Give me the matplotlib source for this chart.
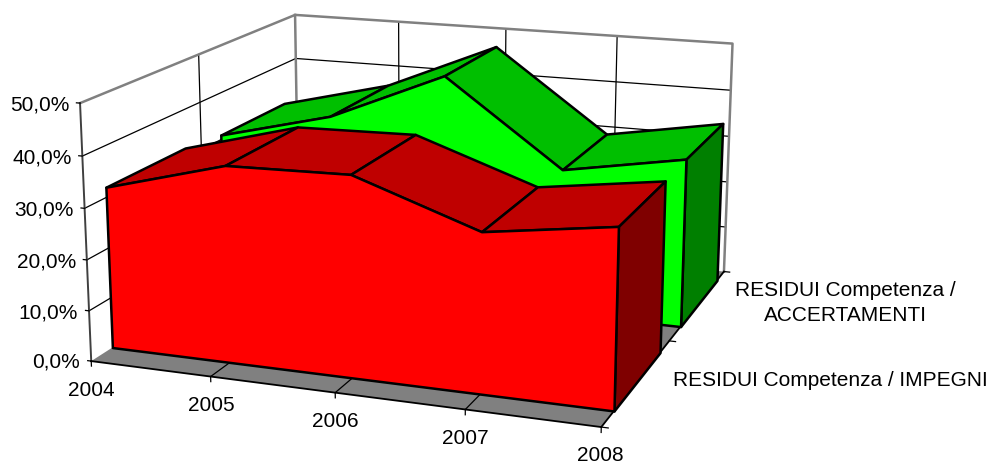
import matplotlib
matplotlib.use("Agg")
import matplotlib.pyplot as plt
from mpl_toolkits.mplot3d.art3d import Poly3DCollection

plt.rcParams["font.family"] = ["Liberation Sans", "DejaVu Sans"]

W, H = 993, 464

years = ["2004", "2005", "2006", "2007", "2008"]
series_labels = ["RESIDUI Competenza / IMPEGNI", "RESIDUI Competenza /\nACCERTAMENTI"]
impegni = [32.0, 38.4, 38.9, 30.6, 34.0]
accertamenti = [31.0, 37.0, 47.3, 30.0, 34.3]
z_ticks = [0, 10, 20, 30, 40, 50]
z_labels = ["0,0%", "10,0%", "20,0%", "30,0%", "40,0%", "50,0%"]

fig = plt.figure(figsize=(W / 100, H / 100), dpi=100)
side = 724
ax = fig.add_axes([56.5 / W, -103 / H, side / W, side / H], projection="3d",
                  computed_zorder=False)
ax.set_axis_off()
ax.patch.set_visible(False)
ax._dist = 5.4
ax.set_proj_type("persp", focal_length=0.54)
ax.view_init(elev=14.9, azim=-69.9)
ax.set_box_aspect((1.22, 1.2, 0.61))
ax.set_xlim(0, 4, view_margin=0)
ax.set_ylim(0, 1, view_margin=0)
ax.set_zlim(0, 50, view_margin=0)

n = len(years)
xs = list(range(n))


def line(xv, yv, zv, color="black", lw=0.9, z=2):
    ax.plot(xv, yv, zv, color=color, lw=lw, zorder=z, solid_capstyle="projecting")


def face(verts, color, z):
    ax.add_collection3d(Poly3DCollection([verts], facecolors=color, edgecolors="black",
                                         linewidths=1.8, zorder=z, joinstyle="round"))


# floor
ax.add_collection3d(Poly3DCollection([[(0, 0, 0), (4, 0, 0), (4, 1, 0), (0, 1, 0)]],
                                     facecolors="#808080", edgecolors="none", zorder=1))
# gridlines on the two walls
for t in z_ticks[1:-1]:
    line([0, 0, 4], [0, 1, 1], [t, t, t])
for i in xs[1:-1]:
    line([i, i], [1, 1], [0, 50])
    line([i, i], [0, 1], [0, 0])
line([0, 0], [0.5, 0.5], [0, 50])
# wall frame
line([0, 0, 4, 4], [0, 1, 1, 1], [50, 50, 50, 0], color="#808080", lw=1.8)
line([0, 0], [1, 1], [0, 50], color="#808080", lw=1.8)
line([0, 0], [0, 0], [0, 50], color="#404040", lw=1.4)
line([0, 4, 4], [0, 0, 1], [0, 0, 0], lw=1.3)
# ticks
for t in z_ticks:
    line([0, -0.03], [0, 0], [t, t])
for i in xs:
    line([i, i], [0, 0], [0, -1.0])
for d in (0, 0.5, 1):
    line([4, 4.05], [d, d], [0, 0])


def area(values, y0, y1, front, top, end, z):
    # tops are painted left to right, the camera sits on the right side
    for i in range(n - 1):
        face([(i, y0, values[i]), (i + 1, y0, values[i + 1]),
              (i + 1, y1, values[i + 1]), (i, y1, values[i])], top, z + i * 0.01)
    face([(4, y0, 0), (4, y1, 0), (4, y1, values[-1]), (4, y0, values[-1])], end, z + 0.1)
    outline = [(0, y0, 0)] + [(i, y0, values[i]) for i in xs] + [(4, y0, 0)]
    face(outline, front, z + 0.2)


area(accertamenti, 0.595, 0.93, "#00ff00", "#00bf00", "#007f00", 3)
area(impegni, 0.085, 0.425, "#ff0000", "#bf0000", "#7f0000", 4)


def label(px, py, s, ha="center"):
    fig.text(px / W, 1 - py / H, s, ha=ha, va="center", fontsize=15, color="black",
             linespacing=1.45)


for s, px, py in zip(z_labels, [80, 78, 76, 74, 72, 70], [362, 313, 262, 210, 158, 105]):
    label(px, py, s, ha="right")
for s, px, py in zip(years, [91, 211, 335, 465, 600], [391, 406, 422, 439, 456]):
    label(px, py, s)
label(830, 381, series_labels[0])
label(845, 303, series_labels[1])

fig.savefig("out.png", dpi=100)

_____

▸ DIRECTION:
Omit every picture, then repeat the remaining data exactly as it appears above.

▸ WRITTEN ANSWER:
Give me the matplotlib source for this chart.
import matplotlib
matplotlib.use("Agg")
import matplotlib.pyplot as plt
from mpl_toolkits.mplot3d.art3d import Poly3DCollection

plt.rcParams["font.family"] = ["Liberation Sans", "DejaVu Sans"]

W, H = 993, 464

years = ["2004", "2005", "2006", "2007", "2008"]
series_labels = ["RESIDUI Competenza / IMPEGNI", "RESIDUI Competenza /\nACCERTAMENTI"]
impegni = [32.0, 38.4, 38.9, 30.6, 34.0]
accertamenti = [31.0, 37.0, 47.3, 30.0, 34.3]
z_ticks = [0, 10, 20, 30, 40, 50]
z_labels = ["0,0%", "10,0%", "20,0%", "30,0%", "40,0%", "50,0%"]

fig = plt.figure(figsize=(W / 100, H / 100), dpi=100)
side = 724
ax = fig.add_axes([56.5 / W, -103 / H, side / W, side / H], projection="3d",
                  computed_zorder=False)
ax.set_axis_off()
ax.patch.set_visible(False)
ax._dist = 5.4
ax.set_proj_type("persp", focal_length=0.54)
ax.view_init(elev=14.9, azim=-69.9)
ax.set_box_aspect((1.22, 1.2, 0.61))
ax.set_xlim(0, 4, view_margin=0)
ax.set_ylim(0, 1, view_margin=0)
ax.set_zlim(0, 50, view_margin=0)

n = len(years)
xs = list(range(n))


def line(xv, yv, zv, color="black", lw=0.9, z=2):
    ax.plot(xv, yv, zv, color=color, lw=lw, zorder=z, solid_capstyle="projecting")


def face(verts, color, z):
    ax.add_collection3d(Poly3DCollection([verts], facecolors=color, edgecolors="black",
                                         linewidths=1.8, zorder=z, joinstyle="round"))


# floor
ax.add_collection3d(Poly3DCollection([[(0, 0, 0), (4, 0, 0), (4, 1, 0), (0, 1, 0)]],
                                     facecolors="#808080", edgecolors="none", zorder=1))
# gridlines on the two walls
for t in z_ticks[1:-1]:
    line([0, 0, 4], [0, 1, 1], [t, t, t])
for i in xs[1:-1]:
    line([i, i], [1, 1], [0, 50])
    line([i, i], [0, 1], [0, 0])
line([0, 0], [0.5, 0.5], [0, 50])
# wall frame
line([0, 0, 4, 4], [0, 1, 1, 1], [50, 50, 50, 0], color="#808080", lw=1.8)
line([0, 0], [1, 1], [0, 50], color="#808080", lw=1.8)
line([0, 0], [0, 0], [0, 50], color="#404040", lw=1.4)
line([0, 4, 4], [0, 0, 1], [0, 0, 0], lw=1.3)
# ticks
for t in z_ticks:
    line([0, -0.03], [0, 0], [t, t])
for i in xs:
    line([i, i], [0, 0], [0, -1.0])
for d in (0, 0.5, 1):
    line([4, 4.05], [d, d], [0, 0])


def area(values, y0, y1, front, top, end, z):
    # tops are painted left to right, the camera sits on the right side
    for i in range(n - 1):
        face([(i, y0, values[i]), (i + 1, y0, values[i + 1]),
              (i + 1, y1, values[i + 1]), (i, y1, values[i])], top, z + i * 0.01)
    face([(4, y0, 0), (4, y1, 0), (4, y1, values[-1]), (4, y0, values[-1])], end, z + 0.1)
    outline = [(0, y0, 0)] + [(i, y0, values[i]) for i in xs] + [(4, y0, 0)]
    face(outline, front, z + 0.2)


area(accertamenti, 0.595, 0.93, "#00ff00", "#00bf00", "#007f00", 3)
area(impegni, 0.085, 0.425, "#ff0000", "#bf0000", "#7f0000", 4)


def label(px, py, s, ha="center"):
    fig.text(px / W, 1 - py / H, s, ha=ha, va="center", fontsize=15, color="black",
             linespacing=1.45)


for s, px, py in zip(z_labels, [80, 78, 76, 74, 72, 70], [362, 313, 262, 210, 158, 105]):
    label(px, py, s, ha="right")
for s, px, py in zip(years, [91, 211, 335, 465, 600], [391, 406, 422, 439, 456]):
    label(px, py, s)
label(830, 381, series_labels[0])
label(845, 303, series_labels[1])

fig.savefig("out.png", dpi=100)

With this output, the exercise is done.